Crise financière sans précédent : 60% des Ehpad en déficit en 2022

L’année 2022 marque un tournant critique pour les établissements d’hébergement pour personnes âgées dépendantes (Ehpad) en France. Une étude alarmante de la Caisse nationale de solidarité pour l’autonomie (CNSA) révèle une dégradation sans précédent de leur situation financière. Plus de 60% des Ehpad publics et privés non lucratifs sont désormais déficitaires, un chiffre en hausse…

L’année 2022 marque un tournant critique pour les établissements d’hébergement pour personnes âgées dépendantes (Ehpad) en France. Une étude alarmante de la Caisse nationale de solidarité pour l’autonomie (CNSA) révèle une dégradation sans précédent de leur situation financière. Plus de 60% des Ehpad publics et privés non lucratifs sont désormais déficitaires, un chiffre en hausse de plus de 10 points par rapport à 2021. Cette crise touchant le cœur même du système de prise en charge des personnes âgées soulève de nombreuses questions sur l’avenir et la pérennité de ces structures essentielles.

Un déficit record et généralisé

L’ampleur du déficit des Ehpad en 2022 est inédite et inquiétante. Selon les données de la CNSA, 60,3% des établissements sont dans le rouge, contre 49,3% l’année précédente. Cette situation affecte particulièrement le secteur public, avec 64,5% d’Ehpad déficitaires, tandis que le privé non lucratif s’en sort un peu mieux avec 54,3% d’établissements concernés.

Plus alarmant encore, un tiers des Ehpad, tous statuts confondus, présentent un déficit supérieur à 5% de leurs recettes.
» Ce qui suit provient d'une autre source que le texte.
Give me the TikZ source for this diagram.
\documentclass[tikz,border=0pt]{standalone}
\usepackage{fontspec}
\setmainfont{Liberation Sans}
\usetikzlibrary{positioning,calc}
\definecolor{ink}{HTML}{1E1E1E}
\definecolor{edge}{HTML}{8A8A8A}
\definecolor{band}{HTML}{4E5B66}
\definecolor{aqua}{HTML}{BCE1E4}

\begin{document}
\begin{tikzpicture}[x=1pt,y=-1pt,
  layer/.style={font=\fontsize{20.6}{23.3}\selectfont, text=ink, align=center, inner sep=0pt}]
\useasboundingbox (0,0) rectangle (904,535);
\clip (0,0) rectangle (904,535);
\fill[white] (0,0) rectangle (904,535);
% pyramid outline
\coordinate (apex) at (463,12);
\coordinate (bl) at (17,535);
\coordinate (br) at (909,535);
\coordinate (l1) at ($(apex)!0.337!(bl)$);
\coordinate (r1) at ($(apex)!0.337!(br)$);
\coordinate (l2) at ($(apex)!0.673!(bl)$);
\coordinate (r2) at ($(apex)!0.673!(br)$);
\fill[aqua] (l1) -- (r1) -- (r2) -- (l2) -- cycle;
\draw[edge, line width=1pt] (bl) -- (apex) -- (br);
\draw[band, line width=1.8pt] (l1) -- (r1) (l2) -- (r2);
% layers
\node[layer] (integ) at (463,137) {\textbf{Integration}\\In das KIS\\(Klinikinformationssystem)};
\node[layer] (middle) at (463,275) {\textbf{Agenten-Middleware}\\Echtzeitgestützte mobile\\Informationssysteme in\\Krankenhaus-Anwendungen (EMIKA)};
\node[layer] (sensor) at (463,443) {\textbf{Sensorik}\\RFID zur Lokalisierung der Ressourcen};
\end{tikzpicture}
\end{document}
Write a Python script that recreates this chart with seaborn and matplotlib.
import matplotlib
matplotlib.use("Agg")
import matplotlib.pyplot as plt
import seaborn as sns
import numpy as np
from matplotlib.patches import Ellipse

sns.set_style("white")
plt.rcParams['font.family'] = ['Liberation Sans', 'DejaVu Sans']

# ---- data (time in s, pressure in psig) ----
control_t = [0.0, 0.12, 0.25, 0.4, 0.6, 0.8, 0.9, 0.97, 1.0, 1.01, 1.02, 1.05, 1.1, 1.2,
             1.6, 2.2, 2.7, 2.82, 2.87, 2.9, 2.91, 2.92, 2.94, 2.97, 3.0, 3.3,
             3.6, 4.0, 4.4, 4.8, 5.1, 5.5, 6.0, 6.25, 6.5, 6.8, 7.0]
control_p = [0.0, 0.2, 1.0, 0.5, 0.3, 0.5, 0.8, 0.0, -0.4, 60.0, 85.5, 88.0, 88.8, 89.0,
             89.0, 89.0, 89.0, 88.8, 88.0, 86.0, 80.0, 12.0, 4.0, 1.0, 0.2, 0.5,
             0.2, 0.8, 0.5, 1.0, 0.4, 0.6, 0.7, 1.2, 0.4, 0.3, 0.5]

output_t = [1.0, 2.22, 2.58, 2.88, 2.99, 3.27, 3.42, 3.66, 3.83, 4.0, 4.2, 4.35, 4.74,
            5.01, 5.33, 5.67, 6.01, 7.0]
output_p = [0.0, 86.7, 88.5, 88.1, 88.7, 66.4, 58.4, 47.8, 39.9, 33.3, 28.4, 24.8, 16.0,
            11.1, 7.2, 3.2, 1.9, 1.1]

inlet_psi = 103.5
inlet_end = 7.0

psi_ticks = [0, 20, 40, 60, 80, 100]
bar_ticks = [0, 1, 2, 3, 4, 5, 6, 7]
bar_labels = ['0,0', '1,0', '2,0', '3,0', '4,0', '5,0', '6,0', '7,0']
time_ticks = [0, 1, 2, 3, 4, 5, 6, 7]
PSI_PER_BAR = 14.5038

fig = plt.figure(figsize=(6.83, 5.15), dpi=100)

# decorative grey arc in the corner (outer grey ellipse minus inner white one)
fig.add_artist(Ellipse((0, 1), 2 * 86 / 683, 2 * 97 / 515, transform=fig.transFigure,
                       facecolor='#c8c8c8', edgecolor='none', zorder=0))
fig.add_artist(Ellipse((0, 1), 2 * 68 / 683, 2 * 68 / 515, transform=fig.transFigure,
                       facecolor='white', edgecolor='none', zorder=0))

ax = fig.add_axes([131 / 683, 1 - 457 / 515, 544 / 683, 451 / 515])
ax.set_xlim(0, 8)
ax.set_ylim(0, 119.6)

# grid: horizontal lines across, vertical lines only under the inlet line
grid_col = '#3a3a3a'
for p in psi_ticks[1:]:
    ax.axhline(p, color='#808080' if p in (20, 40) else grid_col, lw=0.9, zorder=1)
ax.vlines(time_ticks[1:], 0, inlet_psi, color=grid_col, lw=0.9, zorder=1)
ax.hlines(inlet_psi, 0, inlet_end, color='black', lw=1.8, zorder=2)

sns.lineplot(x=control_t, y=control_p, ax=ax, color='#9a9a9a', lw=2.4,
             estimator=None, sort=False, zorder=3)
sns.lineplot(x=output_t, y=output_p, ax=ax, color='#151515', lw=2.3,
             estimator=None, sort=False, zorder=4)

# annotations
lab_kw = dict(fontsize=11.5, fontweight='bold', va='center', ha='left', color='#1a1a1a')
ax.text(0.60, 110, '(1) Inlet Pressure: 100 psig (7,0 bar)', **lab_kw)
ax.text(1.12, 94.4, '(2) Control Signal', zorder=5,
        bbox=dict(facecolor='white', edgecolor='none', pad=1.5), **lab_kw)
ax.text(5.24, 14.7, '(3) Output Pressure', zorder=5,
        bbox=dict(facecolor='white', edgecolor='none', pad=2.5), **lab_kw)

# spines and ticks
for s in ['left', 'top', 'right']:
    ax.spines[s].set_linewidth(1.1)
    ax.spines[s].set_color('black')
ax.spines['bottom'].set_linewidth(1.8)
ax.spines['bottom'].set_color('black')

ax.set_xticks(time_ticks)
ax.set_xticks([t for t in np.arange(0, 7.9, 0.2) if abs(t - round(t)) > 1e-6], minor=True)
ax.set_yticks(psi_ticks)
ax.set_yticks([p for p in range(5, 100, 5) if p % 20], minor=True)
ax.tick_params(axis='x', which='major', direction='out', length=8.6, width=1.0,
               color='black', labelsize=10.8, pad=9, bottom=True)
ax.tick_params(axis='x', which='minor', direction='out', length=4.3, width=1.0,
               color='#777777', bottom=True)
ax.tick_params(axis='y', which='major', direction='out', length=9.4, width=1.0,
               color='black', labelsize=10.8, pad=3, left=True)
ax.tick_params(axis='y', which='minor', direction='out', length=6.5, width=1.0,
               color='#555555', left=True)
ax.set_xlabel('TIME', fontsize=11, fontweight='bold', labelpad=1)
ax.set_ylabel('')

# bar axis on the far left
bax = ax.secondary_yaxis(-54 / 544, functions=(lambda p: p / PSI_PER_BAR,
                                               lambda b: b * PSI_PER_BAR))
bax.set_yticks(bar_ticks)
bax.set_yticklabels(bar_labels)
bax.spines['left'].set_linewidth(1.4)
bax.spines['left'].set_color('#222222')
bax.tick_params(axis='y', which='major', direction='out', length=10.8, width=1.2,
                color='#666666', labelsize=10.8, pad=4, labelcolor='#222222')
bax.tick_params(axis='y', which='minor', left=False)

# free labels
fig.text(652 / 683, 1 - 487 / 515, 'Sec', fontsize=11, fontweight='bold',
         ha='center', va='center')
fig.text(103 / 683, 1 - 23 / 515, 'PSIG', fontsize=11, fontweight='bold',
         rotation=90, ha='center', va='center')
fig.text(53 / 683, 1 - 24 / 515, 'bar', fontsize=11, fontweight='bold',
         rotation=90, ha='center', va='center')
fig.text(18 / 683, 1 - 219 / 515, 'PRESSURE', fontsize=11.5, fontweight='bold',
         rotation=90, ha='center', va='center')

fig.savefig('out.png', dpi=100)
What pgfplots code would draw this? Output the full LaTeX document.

Cette proportion révèle l’étendue et la gravité de la crise financière qui secoue le secteur. Il est important de noter que ces chiffres n’incluent pas les Ehpad privés lucratifs, qui ne sont pas soumis aux mêmes obligations de transparence financière.

La baisse du taux d’occupation, un facteur déterminant

Le taux d’occupation des Ehpad a chuté de manière significative, passant de 96,2% en 2018 à 92,9% en 2022. Cette baisse de fréquentation a un impact direct sur les finances des établissements. En effet, les résidents constituent la deuxième source de financement des Ehpad, représentant 35,2% de leurs recettes en 2022.

La CNSA estime que les 15 290 places vacantes en 2022 ont entraîné un manque à gagner de 327,4 millions d’euros. Si le taux d’occupation était resté au niveau de 2018, les recettes totales des Ehpad auraient été supérieures de 1,3%. Cette situation s’explique en partie par les séquelles de la crise sanitaire et les révélations sur les maltraitances dans certains établissements, qui ont entaché la réputation du secteur.

L’inflation et les charges de personnel, un double défi

L’augmentation des charges des Ehpad s’est accélérée en 2022, atteignant 5,4%. Cette hausse est particulièrement marquée dans le secteur public (+5,6%) par rapport au privé non lucratif (+5,1%). Deux facteurs principaux expliquent cette situation :

  1. L’inflation a entraîné une hausse du coût des achats de 259 millions d’euros.
  2. Les charges de personnel ont augmenté de 5,5% en 2022, après des hausses de 8,8% en 2021 et 5,5% en 2020.

Les coûts salariaux représentent désormais 70,3% des charges totales des Ehpad. Cette augmentation est en grande partie due aux mesures de revalorisation salariale décidées lors du Ségur de la santé. Bien que nécessaires pour améliorer l’attractivité des métiers du secteur, ces revalorisations pèsent lourdement sur les finances des établissements.

Un recours accru à l’intérim

Face aux difficultés de recrutement, les Ehpad ont massivement recours à l’intérim. Les charges de personnel extérieur ont bondi de 21,6% en 2022, atteignant désormais plus d’un milliard d’euros par an. Ce montant a doublé depuis 2017, reflétant la pénurie chronique de personnel qualifié dans le secteur.

Des disparités territoriales persistantes

L’étude de la CNSA met en lumière des disparités importantes entre les départements en termes de recettes des Ehpad. Ces écarts s’expliquent notamment par le rôle des conseils départementaux dans la fixation des prix d’hébergement des places habilitées à l’aide sociale. Cette situation soulève des questions d’équité territoriale dans la prise en charge des personnes âgées dépendantes.